UsdJpy USDJPY is currently consolidating in symmetrical triangle formation after the knee-jerk risk aversion sell-off seen after Friday’s payrolls failed to break fresh lows beyond the 88.55 floor seen a day before. Taken from the widest point of the triangle, the target for a break-out would be 150 pips either side –approximately 90.80 on the topside (coinciding nicely with the upper bound of the 1 month downtrend today),or 87.50 for a break to the downside (prior pivot level). Even if we do see a break out to the topside however, we would caution that selling interest is expected around 90.30 levels; an area that corresponds to the back side of the prior downtrend channel, and the 50% fib retracement of 84.83-93.77. For now, weak support expected at 88.25 (61.8% fib retracement), but given how the price action last week seemed to slice through these fibonacci levels like a hot knife through butter, we think the only notable support will be below there at 88.00 (major trendline support).
UsdChf USDCHF now looks to have convincingly breached its 11 month downtrend, and from here the pair should find significant buying interest below at 1.0600-20 area (coinciding with the back of the prior trend line and the major pivot level).
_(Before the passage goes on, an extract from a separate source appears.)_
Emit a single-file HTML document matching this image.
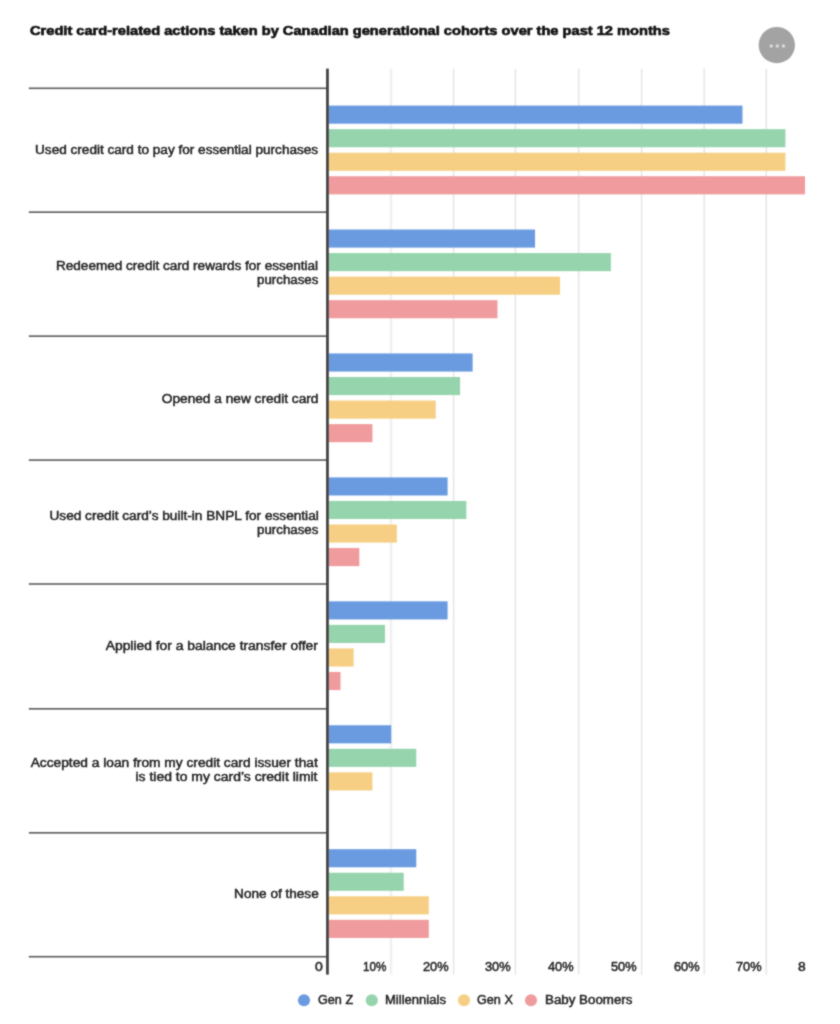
<!DOCTYPE html>
<html lang="en"><head><meta charset="utf-8"><title>Credit card-related actions taken by Canadian generational cohorts</title>
<style>
html,body{margin:0;padding:0;background:#fff;}
body{width:840px;height:1024px;position:relative;overflow:hidden;font-family:"Liberation Sans",sans-serif;color:#222222;}
.abs{position:absolute;}
#c{position:absolute;left:0;top:0;width:840px;height:1024px;filter:url(#soft);}
#g{position:absolute;left:0;top:0;}
.title{font-weight:bold;font-size:12.5px;line-height:18px;white-space:nowrap;color:#111;transform-origin:0 50%;-webkit-text-stroke:0.6px #111;}
.lab{text-align:right;transform-origin:100% 50%;font-size:12px;line-height:14px;white-space:nowrap;-webkit-text-stroke:0.45px #222222;}
.tick,.leg{font-size:12px;line-height:14px;white-space:nowrap;transform-origin:0 50%;-webkit-text-stroke:0.45px #222222;}
</style></head><body>
<svg width="0" height="0" style="position:absolute"><defs><filter id="soft" x="0" y="0" width="100%" height="100%" color-interpolation-filters="sRGB"><feConvolveMatrix order="3" kernelMatrix="1 2 1 2 10 2 1 2 1" divisor="22" edgeMode="duplicate" preserveAlpha="false"/></filter></defs></svg>
<div id="c">
<svg id="g" width="840" height="1024" viewBox="0 0 840 1024">
<rect x="0" y="0" width="840" height="1024" fill="#ffffff"/>
<rect x="389.70" y="68.60" width="2.60" height="906.00" fill="#f0f0f0"/>
<rect x="452.85" y="68.60" width="1.50" height="906.00" fill="#e5e5e5"/>
<rect x="514.65" y="68.60" width="1.50" height="906.00" fill="#e5e5e5"/>
<rect x="577.90" y="68.60" width="1.50" height="906.00" fill="#e5e5e5"/>
<rect x="640.85" y="68.60" width="1.50" height="906.00" fill="#e5e5e5"/>
<rect x="703.45" y="68.60" width="1.50" height="906.00" fill="#e5e5e5"/>
<rect x="765.55" y="68.60" width="1.50" height="906.00" fill="#e5e5e5"/>
<rect x="28.80" y="87.50" width="298.50" height="1.60" fill="#5c5c5c"/>
<rect x="328.60" y="105.60" width="413.89" height="18.10" fill="#6a9be0"/>
<rect x="328.60" y="129.15" width="456.83" height="18.10" fill="#96d4ad"/>
<rect x="328.60" y="152.70" width="456.83" height="18.10" fill="#f6cf84"/>
<rect x="328.60" y="176.25" width="476.41" height="18.10" fill="#f09b9e"/>
<rect x="28.80" y="211.35" width="298.50" height="1.60" fill="#5c5c5c"/>
<rect x="328.60" y="229.53" width="206.45" height="18.10" fill="#6a9be0"/>
<rect x="328.60" y="253.08" width="282.29" height="18.10" fill="#96d4ad"/>
<rect x="328.60" y="276.63" width="231.49" height="18.10" fill="#f6cf84"/>
<rect x="328.60" y="300.18" width="168.87" height="18.10" fill="#f09b9e"/>
<rect x="28.80" y="335.35" width="298.50" height="1.60" fill="#5c5c5c"/>
<rect x="328.60" y="353.46" width="144.03" height="18.10" fill="#6a9be0"/>
<rect x="328.60" y="377.01" width="131.50" height="18.10" fill="#96d4ad"/>
<rect x="328.60" y="400.56" width="107.15" height="18.10" fill="#f6cf84"/>
<rect x="328.60" y="424.11" width="43.83" height="18.10" fill="#f09b9e"/>
<rect x="28.80" y="459.30" width="298.50" height="1.60" fill="#5c5c5c"/>
<rect x="328.60" y="477.39" width="118.98" height="18.10" fill="#6a9be0"/>
<rect x="328.60" y="500.94" width="137.76" height="18.10" fill="#96d4ad"/>
<rect x="328.60" y="524.49" width="68.28" height="18.10" fill="#f6cf84"/>
<rect x="328.60" y="548.04" width="30.71" height="18.10" fill="#f09b9e"/>
<rect x="28.80" y="583.20" width="298.50" height="1.60" fill="#5c5c5c"/>
<rect x="328.60" y="601.32" width="118.98" height="18.10" fill="#6a9be0"/>
<rect x="328.60" y="624.87" width="56.36" height="18.10" fill="#96d4ad"/>
<rect x="328.60" y="648.42" width="25.05" height="18.10" fill="#f6cf84"/>
<rect x="328.60" y="671.97" width="11.92" height="18.10" fill="#f09b9e"/>
<rect x="28.80" y="708.00" width="298.50" height="1.60" fill="#5c5c5c"/>
<rect x="328.60" y="725.25" width="62.62" height="18.10" fill="#6a9be0"/>
<rect x="328.60" y="748.80" width="87.67" height="18.10" fill="#96d4ad"/>
<rect x="328.60" y="772.35" width="43.83" height="18.10" fill="#f6cf84"/>
<rect x="28.80" y="832.00" width="298.50" height="1.60" fill="#5c5c5c"/>
<rect x="328.60" y="849.18" width="87.67" height="18.10" fill="#6a9be0"/>
<rect x="328.60" y="872.73" width="75.14" height="18.10" fill="#96d4ad"/>
<rect x="328.60" y="896.28" width="100.19" height="18.10" fill="#f6cf84"/>
<rect x="328.60" y="919.83" width="100.19" height="18.10" fill="#f09b9e"/>
<rect x="28.80" y="955.90" width="298.50" height="1.60" fill="#5c5c5c"/>
<rect x="326.10" y="68.60" width="2.70" height="906.00" fill="#404040"/>
<circle cx="304" cy="1000.2" r="6.05" fill="#6a9be0"/>
<circle cx="371.8" cy="1000.2" r="6.05" fill="#96d4ad"/>
<circle cx="464" cy="1000.2" r="6.05" fill="#f6cf84"/>
<circle cx="531" cy="1000.2" r="6.05" fill="#f09b9e"/>
<circle cx="776.8" cy="45.1" r="18.15" fill="#a3a3a3"/>
<circle cx="771.2" cy="46.0" r="1.7" fill="#dcdcdc"/>
<circle cx="777.3" cy="46.0" r="1.7" fill="#dcdcdc"/>
<circle cx="783.4" cy="46.0" r="1.7" fill="#dcdcdc"/>
</svg>
<div class="abs title" style="left:29.90px;top:22.00px;transform:scaleX(1.1705)">Credit card-related actions taken by Canadian generational cohorts over the past 12 months</div>
<div class="abs lab" style="right:521.7px;top:143px;transform:scaleX(1.1318)">Used credit card to pay for essential purchases</div>
<div class="abs lab" style="right:521.7px;top:259px;transform:scaleX(1.1292)">Redeemed credit card rewards for essential</div>
<div class="abs lab" style="right:521.7px;top:273px;transform:scaleX(1.1072)">purchases</div>
<div class="abs lab" style="right:521.7px;top:392px;transform:scaleX(1.1396)">Opened a new credit card</div>
<div class="abs lab" style="right:521.7px;top:509px;transform:scaleX(1.1374)">Used credit card’s built-in BNPL for essential</div>
<div class="abs lab" style="right:521.7px;top:523px;transform:scaleX(1.1072)">purchases</div>
<div class="abs lab" style="right:521.7px;top:639px;transform:scaleX(1.1539)">Applied for a balance transfer offer</div>
<div class="abs lab" style="right:522.6px;top:756px;transform:scaleX(1.1448)">Accepted a loan from my credit card issuer that</div>
<div class="abs lab" style="right:522.6px;top:770px;transform:scaleX(1.1630)">is tied to my card’s credit limit</div>
<div class="abs lab" style="right:521.7px;top:887px;transform:scaleX(1.1322)">None of these</div>
<div class="abs tick" style="left:315.40px;top:960.00px;transform:scaleX(1.1687)">0</div>
<div class="abs tick" style="left:362.50px;top:960.00px;transform:scaleX(0.9743)">10%</div>
<div class="abs tick" style="left:422.90px;top:960.00px;transform:scaleX(1.0659)">20%</div>
<div class="abs tick" style="left:484.70px;top:960.00px;transform:scaleX(1.0659)">30%</div>
<div class="abs tick" style="left:547.95px;top:960.00px;transform:scaleX(1.0659)">40%</div>
<div class="abs tick" style="left:610.90px;top:960.00px;transform:scaleX(1.0659)">50%</div>
<div class="abs tick" style="left:673.50px;top:960.00px;transform:scaleX(1.0659)">60%</div>
<div class="abs tick" style="left:735.60px;top:960.00px;transform:scaleX(1.0659)">70%</div>
<div class="abs tick" style="left:798.00px;top:960.00px;transform:scaleX(1.1538)">8</div>
<div class="abs leg" style="left:317.50px;top:993.00px;transform:scaleX(1.0526)">Gen Z</div>
<div class="abs leg" style="left:384.80px;top:993.00px;transform:scaleX(1.0871)">Millennials</div>
<div class="abs leg" style="left:477.20px;top:993.00px;transform:scaleX(1.0523)">Gen X</div>
<div class="abs leg" style="left:544.60px;top:993.00px;transform:scaleX(1.1105)">Baby Boomers</div>
</div></body></html>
In the shorter term however, we note that the 14 day RSI is still teetering in overbought territory at 70, and the quiet economic release schedule means a dearth of obvious catalysts so there could be a phase of consolidation to come. From here, we prefer looking for any dips back towards 1.0600 as an opportunity to buy, with noext overhead resistance not due until 1.0800 levels, and thereafter 1.1000.